Relatively strong economic growth. Despite some signs that Chinese growth momentum is reversing from previous highs, the Chinese economy is still growing at a decent pace and government officials seem committed to growth of around 7%. In addition, local governments have implemented efforts to stabilize growth and support local property markets.
Market Realist – A slowdown in China’s (FXI) growth is a cause of concern for investors all over the world, as China contributes 11.6% to the world GDP. You can see this contribution in the graph above. While the U.S. (SPY) contributes more than 22% of world GDP, the BRICS nations contribute almost 20% of the total world GDP. India (EPI) contributes 2.7%, Russia (RSX) contributes 2.7%, and Brazil (EWZ) contributes 3.4% to world GDP, as you can see.

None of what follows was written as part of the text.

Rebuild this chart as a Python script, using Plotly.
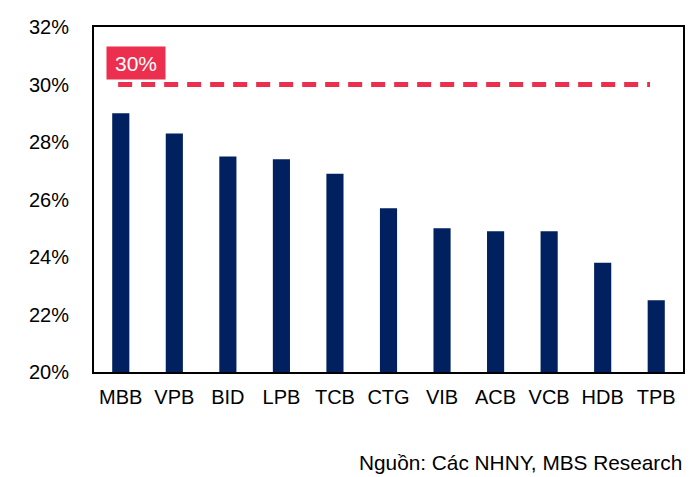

China grew at 7.7% last year and the government is predicting a growth rate of 7% even this year. Despite the slowdown, this is still one of the highest growth rates in the world. As per Conference Board data, China’s economic activity continued to grow in August even though its pace of growth was muted due to reports of cooling property markets.
The Conference Board’s leading economic index for China increased in August by 0.7%.
But the International Monetary Fund (the IMF) believes that the cooling property market is headed for a gradual adjustment and there’s no need for concern about a hard landing. As per Changyong Rhee, director of the Asia and Pacific department at the IMF, the IMF believes that China has many tools, including financial stimulus, which would ensure that economic growth stays well above 7%.